Task requirements: Write out the listing below without alteration, omitting its pictures.

Raw data:

....

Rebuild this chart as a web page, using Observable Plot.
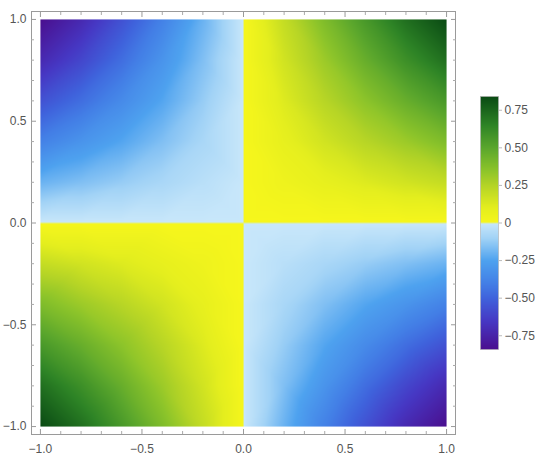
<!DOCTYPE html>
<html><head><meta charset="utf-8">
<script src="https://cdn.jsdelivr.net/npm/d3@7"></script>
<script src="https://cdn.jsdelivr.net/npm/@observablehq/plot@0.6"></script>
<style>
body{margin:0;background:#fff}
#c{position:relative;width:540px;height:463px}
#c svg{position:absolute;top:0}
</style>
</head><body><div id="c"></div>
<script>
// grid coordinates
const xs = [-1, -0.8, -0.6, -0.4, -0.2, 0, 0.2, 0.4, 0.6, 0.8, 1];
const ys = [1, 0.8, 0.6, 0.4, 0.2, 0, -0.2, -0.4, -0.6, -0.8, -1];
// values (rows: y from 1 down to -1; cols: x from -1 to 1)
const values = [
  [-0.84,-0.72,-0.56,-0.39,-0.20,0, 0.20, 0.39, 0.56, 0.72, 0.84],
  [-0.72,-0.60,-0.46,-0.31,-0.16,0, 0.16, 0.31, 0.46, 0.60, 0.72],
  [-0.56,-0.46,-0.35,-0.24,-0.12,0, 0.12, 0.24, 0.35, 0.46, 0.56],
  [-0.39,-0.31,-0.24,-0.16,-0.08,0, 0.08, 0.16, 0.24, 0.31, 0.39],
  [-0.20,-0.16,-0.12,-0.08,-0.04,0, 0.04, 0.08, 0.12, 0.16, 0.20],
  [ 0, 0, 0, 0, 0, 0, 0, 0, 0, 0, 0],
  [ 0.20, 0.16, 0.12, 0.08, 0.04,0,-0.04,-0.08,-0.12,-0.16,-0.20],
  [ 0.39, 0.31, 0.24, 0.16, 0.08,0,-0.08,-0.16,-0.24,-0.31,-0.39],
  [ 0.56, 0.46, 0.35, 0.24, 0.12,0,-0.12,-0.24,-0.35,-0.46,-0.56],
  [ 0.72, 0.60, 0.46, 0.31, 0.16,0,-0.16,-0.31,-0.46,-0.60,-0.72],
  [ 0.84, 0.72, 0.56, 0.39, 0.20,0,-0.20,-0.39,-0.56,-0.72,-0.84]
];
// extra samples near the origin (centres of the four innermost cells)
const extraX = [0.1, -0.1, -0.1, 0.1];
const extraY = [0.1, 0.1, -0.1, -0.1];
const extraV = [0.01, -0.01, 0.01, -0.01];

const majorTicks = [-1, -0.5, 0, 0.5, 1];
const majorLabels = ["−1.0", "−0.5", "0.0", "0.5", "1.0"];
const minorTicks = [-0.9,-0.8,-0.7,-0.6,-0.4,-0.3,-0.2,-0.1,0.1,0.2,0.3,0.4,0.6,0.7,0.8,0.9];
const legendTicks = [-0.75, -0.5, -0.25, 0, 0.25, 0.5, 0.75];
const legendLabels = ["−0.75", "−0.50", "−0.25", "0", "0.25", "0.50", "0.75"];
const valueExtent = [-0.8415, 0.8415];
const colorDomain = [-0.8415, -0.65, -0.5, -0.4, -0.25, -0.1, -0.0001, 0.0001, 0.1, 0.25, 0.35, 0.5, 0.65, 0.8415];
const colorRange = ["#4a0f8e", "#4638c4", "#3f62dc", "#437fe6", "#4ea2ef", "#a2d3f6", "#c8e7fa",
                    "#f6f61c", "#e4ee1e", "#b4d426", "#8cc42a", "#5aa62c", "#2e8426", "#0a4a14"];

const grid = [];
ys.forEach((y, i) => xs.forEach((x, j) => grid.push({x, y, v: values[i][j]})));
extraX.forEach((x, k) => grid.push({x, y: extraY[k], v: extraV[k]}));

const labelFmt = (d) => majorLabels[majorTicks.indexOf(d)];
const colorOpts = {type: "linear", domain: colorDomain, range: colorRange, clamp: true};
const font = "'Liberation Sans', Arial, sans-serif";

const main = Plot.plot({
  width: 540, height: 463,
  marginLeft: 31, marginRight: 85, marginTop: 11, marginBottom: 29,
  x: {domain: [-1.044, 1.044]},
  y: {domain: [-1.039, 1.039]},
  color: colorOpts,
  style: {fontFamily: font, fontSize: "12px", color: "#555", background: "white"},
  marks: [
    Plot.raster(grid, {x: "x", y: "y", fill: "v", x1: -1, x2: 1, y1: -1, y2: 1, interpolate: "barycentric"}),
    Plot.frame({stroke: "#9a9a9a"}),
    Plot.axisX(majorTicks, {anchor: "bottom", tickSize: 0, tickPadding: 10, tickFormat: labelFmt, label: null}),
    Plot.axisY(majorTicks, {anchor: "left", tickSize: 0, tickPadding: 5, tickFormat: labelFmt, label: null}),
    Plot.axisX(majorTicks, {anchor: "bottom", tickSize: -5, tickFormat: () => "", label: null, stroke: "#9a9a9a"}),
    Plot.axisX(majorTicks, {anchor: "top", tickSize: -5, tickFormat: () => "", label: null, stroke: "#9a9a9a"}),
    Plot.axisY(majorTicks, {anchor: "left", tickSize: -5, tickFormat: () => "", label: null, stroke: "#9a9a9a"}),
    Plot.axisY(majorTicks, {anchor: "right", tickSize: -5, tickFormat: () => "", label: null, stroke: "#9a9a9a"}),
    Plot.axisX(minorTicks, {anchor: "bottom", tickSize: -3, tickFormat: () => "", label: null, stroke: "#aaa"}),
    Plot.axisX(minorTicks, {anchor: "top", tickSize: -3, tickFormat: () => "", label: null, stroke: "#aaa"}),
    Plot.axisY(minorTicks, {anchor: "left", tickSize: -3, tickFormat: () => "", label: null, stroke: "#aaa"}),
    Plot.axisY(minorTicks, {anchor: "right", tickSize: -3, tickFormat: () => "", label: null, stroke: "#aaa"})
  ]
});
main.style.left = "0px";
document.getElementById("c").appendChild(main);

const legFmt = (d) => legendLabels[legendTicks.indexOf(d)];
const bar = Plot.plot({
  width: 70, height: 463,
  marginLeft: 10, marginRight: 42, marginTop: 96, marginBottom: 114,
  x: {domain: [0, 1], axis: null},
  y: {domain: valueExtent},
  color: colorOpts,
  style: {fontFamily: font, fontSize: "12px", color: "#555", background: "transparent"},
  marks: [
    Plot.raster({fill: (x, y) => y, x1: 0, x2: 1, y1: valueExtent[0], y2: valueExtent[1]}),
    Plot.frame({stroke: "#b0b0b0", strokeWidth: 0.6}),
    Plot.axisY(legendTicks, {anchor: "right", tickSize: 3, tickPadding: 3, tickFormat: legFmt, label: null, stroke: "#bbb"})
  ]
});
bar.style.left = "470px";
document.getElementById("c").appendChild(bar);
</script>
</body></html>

....

Response to the task:
Rebuild this chart as a web page, using Observable Plot.
<!DOCTYPE html>
<html><head><meta charset="utf-8">
<script src="https://cdn.jsdelivr.net/npm/d3@7"></script>
<script src="https://cdn.jsdelivr.net/npm/@observablehq/plot@0.6"></script>
<style>
body{margin:0;background:#fff}
#c{position:relative;width:540px;height:463px}
#c svg{position:absolute;top:0}
</style>
</head><body><div id="c"></div>
<script>
// grid coordinates
const xs = [-1, -0.8, -0.6, -0.4, -0.2, 0, 0.2, 0.4, 0.6, 0.8, 1];
const ys = [1, 0.8, 0.6, 0.4, 0.2, 0, -0.2, -0.4, -0.6, -0.8, -1];
// values (rows: y from 1 down to -1; cols: x from -1 to 1)
const values = [
  [-0.84,-0.72,-0.56,-0.39,-0.20,0, 0.20, 0.39, 0.56, 0.72, 0.84],
  [-0.72,-0.60,-0.46,-0.31,-0.16,0, 0.16, 0.31, 0.46, 0.60, 0.72],
  [-0.56,-0.46,-0.35,-0.24,-0.12,0, 0.12, 0.24, 0.35, 0.46, 0.56],
  [-0.39,-0.31,-0.24,-0.16,-0.08,0, 0.08, 0.16, 0.24, 0.31, 0.39],
  [-0.20,-0.16,-0.12,-0.08,-0.04,0, 0.04, 0.08, 0.12, 0.16, 0.20],
  [ 0, 0, 0, 0, 0, 0, 0, 0, 0, 0, 0],
  [ 0.20, 0.16, 0.12, 0.08, 0.04,0,-0.04,-0.08,-0.12,-0.16,-0.20],
  [ 0.39, 0.31, 0.24, 0.16, 0.08,0,-0.08,-0.16,-0.24,-0.31,-0.39],
  [ 0.56, 0.46, 0.35, 0.24, 0.12,0,-0.12,-0.24,-0.35,-0.46,-0.56],
  [ 0.72, 0.60, 0.46, 0.31, 0.16,0,-0.16,-0.31,-0.46,-0.60,-0.72],
  [ 0.84, 0.72, 0.56, 0.39, 0.20,0,-0.20,-0.39,-0.56,-0.72,-0.84]
];
// extra samples near the origin (centres of the four innermost cells)
const extraX = [0.1, -0.1, -0.1, 0.1];
const extraY = [0.1, 0.1, -0.1, -0.1];
const extraV = [0.01, -0.01, 0.01, -0.01];

const majorTicks = [-1, -0.5, 0, 0.5, 1];
const majorLabels = ["−1.0", "−0.5", "0.0", "0.5", "1.0"];
const minorTicks = [-0.9,-0.8,-0.7,-0.6,-0.4,-0.3,-0.2,-0.1,0.1,0.2,0.3,0.4,0.6,0.7,0.8,0.9];
const legendTicks = [-0.75, -0.5, -0.25, 0, 0.25, 0.5, 0.75];
const legendLabels = ["−0.75", "−0.50", "−0.25", "0", "0.25", "0.50", "0.75"];
const valueExtent = [-0.8415, 0.8415];
const colorDomain = [-0.8415, -0.65, -0.5, -0.4, -0.25, -0.1, -0.0001, 0.0001, 0.1, 0.25, 0.35, 0.5, 0.65, 0.8415];
const colorRange = ["#4a0f8e", "#4638c4", "#3f62dc", "#437fe6", "#4ea2ef", "#a2d3f6", "#c8e7fa",
                    "#f6f61c", "#e4ee1e", "#b4d426", "#8cc42a", "#5aa62c", "#2e8426", "#0a4a14"];

const grid = [];
ys.forEach((y, i) => xs.forEach((x, j) => grid.push({x, y, v: values[i][j]})));
extraX.forEach((x, k) => grid.push({x, y: extraY[k], v: extraV[k]}));

const labelFmt = (d) => majorLabels[majorTicks.indexOf(d)];
const colorOpts = {type: "linear", domain: colorDomain, range: colorRange, clamp: true};
const font = "'Liberation Sans', Arial, sans-serif";

const main = Plot.plot({
  width: 540, height: 463,
  marginLeft: 31, marginRight: 85, marginTop: 11, marginBottom: 29,
  x: {domain: [-1.044, 1.044]},
  y: {domain: [-1.039, 1.039]},
  color: colorOpts,
  style: {fontFamily: font, fontSize: "12px", color: "#555", background: "white"},
  marks: [
    Plot.raster(grid, {x: "x", y: "y", fill: "v", x1: -1, x2: 1, y1: -1, y2: 1, interpolate: "barycentric"}),
    Plot.frame({stroke: "#9a9a9a"}),
    Plot.axisX(majorTicks, {anchor: "bottom", tickSize: 0, tickPadding: 10, tickFormat: labelFmt, label: null}),
    Plot.axisY(majorTicks, {anchor: "left", tickSize: 0, tickPadding: 5, tickFormat: labelFmt, label: null}),
    Plot.axisX(majorTicks, {anchor: "bottom", tickSize: -5, tickFormat: () => "", label: null, stroke: "#9a9a9a"}),
    Plot.axisX(majorTicks, {anchor: "top", tickSize: -5, tickFormat: () => "", label: null, stroke: "#9a9a9a"}),
    Plot.axisY(majorTicks, {anchor: "left", tickSize: -5, tickFormat: () => "", label: null, stroke: "#9a9a9a"}),
    Plot.axisY(majorTicks, {anchor: "right", tickSize: -5, tickFormat: () => "", label: null, stroke: "#9a9a9a"}),
    Plot.axisX(minorTicks, {anchor: "bottom", tickSize: -3, tickFormat: () => "", label: null, stroke: "#aaa"}),
    Plot.axisX(minorTicks, {anchor: "top", tickSize: -3, tickFormat: () => "", label: null, stroke: "#aaa"}),
    Plot.axisY(minorTicks, {anchor: "left", tickSize: -3, tickFormat: () => "", label: null, stroke: "#aaa"}),
    Plot.axisY(minorTicks, {anchor: "right", tickSize: -3, tickFormat: () => "", label: null, stroke: "#aaa"})
  ]
});
main.style.left = "0px";
document.getElementById("c").appendChild(main);

const legFmt = (d) => legendLabels[legendTicks.indexOf(d)];
const bar = Plot.plot({
  width: 70, height: 463,
  marginLeft: 10, marginRight: 42, marginTop: 96, marginBottom: 114,
  x: {domain: [0, 1], axis: null},
  y: {domain: valueExtent},
  color: colorOpts,
  style: {fontFamily: font, fontSize: "12px", color: "#555", background: "transparent"},
  marks: [
    Plot.raster({fill: (x, y) => y, x1: 0, x2: 1, y1: valueExtent[0], y2: valueExtent[1]}),
    Plot.frame({stroke: "#b0b0b0", strokeWidth: 0.6}),
    Plot.axisY(legendTicks, {anchor: "right", tickSize: 3, tickPadding: 3, tickFormat: legFmt, label: null, stroke: "#bbb"})
  ]
});
bar.style.left = "470px";
document.getElementById("c").appendChild(bar);
</script>
</body></html>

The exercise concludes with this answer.